Bendecommissie I

Inleiding

Op 24 maart 1988 nam de kamercommissie van Justitie een wetsvoorstel aan dat op 2 februari door de Vlaamse socialist Luc Van den Bossche was ingediend. Het voorstel kreeg een zeer lange titel en een bijzonder korte toelichting mee. De gevolgen van dit voorstel en het aannemen ervan zouden indrukwekkend en enigszins beslissend worden voor de justitie in België.

De volledige titel van het voorstel luidde: “Voorstel tot instelling van een onderzoekscommissie belast met het onderzoek naar het bestaan van een of meerdere groeperingen die er op gericht zijn onze democratische instellingen te ontwrichten of de werking ervan te destabiliseren, de betrokkenheid van deze groeperingen bij recente zware misdaden, ondermeer bij deze toegeschreven aan de zogenaamde Bende van Nijvel en de wijze waarop de onderzoeken naar deze misdaden worden gevoerd.”

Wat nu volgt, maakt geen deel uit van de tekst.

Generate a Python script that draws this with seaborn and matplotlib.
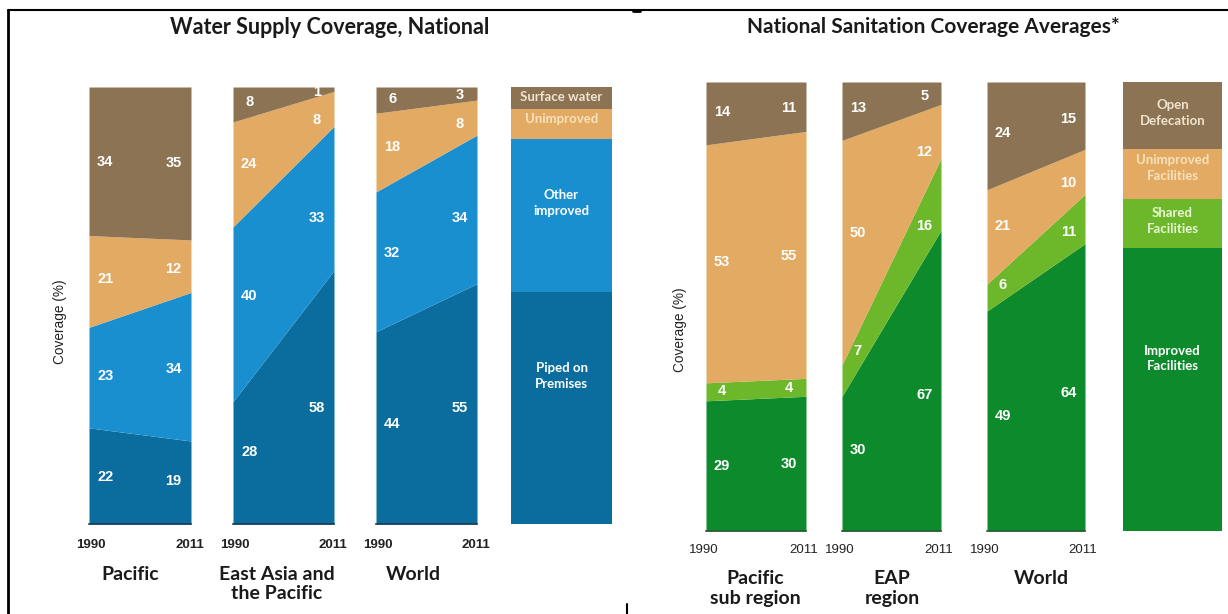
import numpy as np
import matplotlib
matplotlib.use("Agg")
import matplotlib.pyplot as plt
import seaborn as sns
from matplotlib.lines import Line2D

# ---------------- data ----------------
years = [1990, 2011]

water_regions = ["Pacific", "East Asia and\nthe Pacific", "World"]
water_layers = ["Piped on\nPremises", "Other\nimproved", "Unimproved", "Surface water"]
water_piped = [[22, 19], [28, 58], [44, 55]]
water_other = [[23, 34], [40, 33], [32, 34]]
water_unimp = [[21, 12], [24, 8], [18, 8]]
water_surface = [[34, 35], [8, 1], [6, 3]]
water_legend_sizes = [53, 35, 7, 5]

san_regions = ["Pacific\nsub region", "EAP\nregion", "World"]
san_layers = ["Improved\nFacilities", "Shared\nFacilities", "Unimproved\nFacilities", "Open\nDefecation"]
san_improved = [[29, 30], [30, 67], [49, 64]]
san_shared = [[4, 4], [7, 16], [6, 11]]
san_unimp = [[53, 55], [50, 12], [21, 10]]
san_open = [[14, 11], [13, 5], [24, 15]]
san_legend_sizes = [63, 11, 11, 15]

# ---------------- style ----------------
sns.set_theme(style="white")
plt.rcParams["font.family"] = ["Liberation Sans", "DejaVu Sans"]

W, H = 1228, 614
fig = plt.figure(figsize=(W / 100, H / 100), dpi=100)

water_colors = ["#0a6d9e", "#1a8fcf", "#e2aa62", "#8c7353"]
san_colors = ["#0d8a2b", "#6cb82a", "#e2aa62", "#8c7353"]
water_leg_txt = ["white", "white", "#f7e2bd", "#efe4cf"]
san_leg_txt = ["white", "#eaf6d6", "#f7e2bd", "#efe4cf"]


def fx(x):
    return x / W


def fy(y):
    return 1 - y / H


def add_ax(x0, x1, ytop, ybot):
    return fig.add_axes([fx(x0), fy(ybot), (x1 - x0) / W, (ybot - ytop) / H])


def draw_area(ax, layers, colors, bottom_line=None):
    arr = np.array(layers, dtype=float)  # (nlayers, 2)
    cum = np.vstack([np.zeros(2), np.cumsum(arr, axis=0)])
    xs = np.array([0.0, 1.0])
    for i in range(arr.shape[0]):
        ax.fill_between(xs, cum[i], cum[i + 1], color=colors[i], linewidth=0)
    # labels near each edge
    for t in (0.16, 0.83):
        lo = cum[:-1, 0] + t * (cum[:-1, 1] - cum[:-1, 0])
        hi = cum[1:, 0] + t * (cum[1:, 1] - cum[1:, 0])
        vals = arr[:, 0] if t < 0.5 else arr[:, 1]
        for i in range(arr.shape[0]):
            ax.text(t, (lo[i] + hi[i]) / 2, f"{int(vals[i])}", color="white",
                    fontsize=10.5, fontweight="bold", ha="center", va="center")
    ax.set_xlim(0, 1)
    ax.set_ylim(0, 100)
    ax.set_xticks([])
    ax.set_yticks([])
    for s in ax.spines.values():
        s.set_visible(False)
    if bottom_line:
        ax.spines["bottom"].set_visible(True)
        ax.spines["bottom"].set_color(bottom_line)
        ax.spines["bottom"].set_linewidth(1.2)


def draw_legend_bar(ax, sizes, colors, names, txtcolors, ypos, fs):
    cum = np.concatenate([[0], np.cumsum(sizes)])
    total = cum[-1]
    for i in range(len(sizes)):
        ax.bar(0.5, sizes[i], bottom=cum[i], width=1.0, color=colors[i], linewidth=0)
        ax.text(0.5, ypos[i], names[i], color=txtcolors[i], fontsize=fs,
                ha="center", va="center", family=["Lato", "DejaVu Sans"],
                fontweight="bold", linespacing=1.35)
    ax.set_xlim(0, 1)
    ax.set_ylim(0, total)
    ax.set_xticks([])
    ax.set_yticks([])
    for s in ax.spines.values():
        s.set_visible(False)


# ---------------- water panel ----------------
w_top, w_bot = 87, 524
w_bars = [(89, 191), (233, 334), (376, 477)]
for k, (x0, x1) in enumerate(w_bars):
    ax = add_ax(x0, x1, w_top, w_bot)
    draw_area(ax, [water_piped[k], water_other[k], water_unimp[k], water_surface[k]],
              water_colors, bottom_line="#1c3a52")
    fig.text(fx(x0 + 2), fy(545), str(years[0]), fontsize=9.5, fontweight="bold",
             ha="center", va="center", color="#222222")
    fig.text(fx(x1 - 1), fy(545), str(years[1]), fontsize=9.5, fontweight="bold",
             ha="center", va="center", color="#222222")
w_lab_x = [130, 277, 413]
for k, name in enumerate(water_regions):
    fig.text(fx(w_lab_x[k]), fy(566), name, fontsize=14, fontweight="bold",
             ha="center", va="top", family=["Lato", "DejaVu Sans"],
             linespacing=1.15, color="#1a1a1a")

axl = add_ax(511, 612, w_top, w_bot)
tot_w = sum(water_legend_sizes)
draw_legend_bar(axl, water_legend_sizes, water_colors, water_layers, water_leg_txt,
                [33.9 * tot_w / 100, 73.5 * tot_w / 100,
                 92.7 * tot_w / 100, 97.7 * tot_w / 100],
                9.5)

fig.text(fx(330), fy(27), "Water Supply Coverage, National", fontsize=15.5,
         fontweight="bold", ha="center", va="center", family=["Lato", "DejaVu Sans"],
         color="#1a1a1a")
fig.text(fx(60), fy(322), "Coverage (%)", fontsize=9.8, rotation=90,
         ha="center", va="center", color="#222222")

# ---------------- sanitation panel ----------------
s_top, s_bot = 82, 531
s_bars = [(706, 806), (842, 941), (987, 1085)]
for k, (x0, x1) in enumerate(s_bars):
    ax = add_ax(x0, x1, s_top, s_bot)
    draw_area(ax, [san_improved[k], san_shared[k], san_unimp[k], san_open[k]],
              san_colors, bottom_line="#2c5a32")
    fig.text(fx(x0 - 2), fy(550), str(years[0]), fontsize=9.5,
             ha="center", va="center", color="#222222")
    fig.text(fx(x1 - 2), fy(550), str(years[1]), fontsize=9.5,
             ha="center", va="center", color="#222222")
s_lab_x = [755, 892, 1041]
for k, name in enumerate(san_regions):
    fig.text(fx(s_lab_x[k]), fy(570), name, fontsize=14, fontweight="bold",
             ha="center", va="top", family=["Lato", "DejaVu Sans"],
             linespacing=1.2, color="#1a1a1a")

axl2 = add_ax(1123, 1222, s_top, s_bot)
draw_legend_bar(axl2, san_legend_sizes, san_colors, san_layers, san_leg_txt,
                [38.4, 69.0, 80.8, 93.1], 9.5)

fig.text(fx(933), fy(27), "National Sanitation Coverage Averages*", fontsize=15,
         fontweight="bold", ha="center", va="center", family=["Lato", "DejaVu Sans"],
         color="#1a1a1a")
fig.text(fx(680), fy(330), "Coverage (%)", fontsize=9.8, rotation=90,
         ha="center", va="center", color="#222222")

# ---------------- frame lines ----------------
fig.add_artist(Line2D([fx(8), fx(1228)], [fy(10), fy(10)], color="black", lw=1.5))
fig.add_artist(Line2D([fx(8), fx(8)], [fy(10), fy(614)], color="black", lw=2))
fig.add_artist(Line2D([fx(633), fx(640)], [fy(11), fy(11)], color="black", lw=2))
fig.add_artist(Line2D([fx(627), fx(627)], [fy(604), fy(614)], color="black", lw=1.5))

fig.savefig("out.png", dpi=100)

Na lange debatten in de kamer en een wijziging van de titel, kon op 24 mei de eerste Bendecommissie van start gaan. De commissie heeft over twee jaar 187 vergaderingen gewijd aan de uitvoering van dit onderzoek en heeft 118 getuigen verhoord. In haar eindrapport zal de commissie bevestigen dat er ‘duistere machten’ aanwezig waren in de onderzoeken.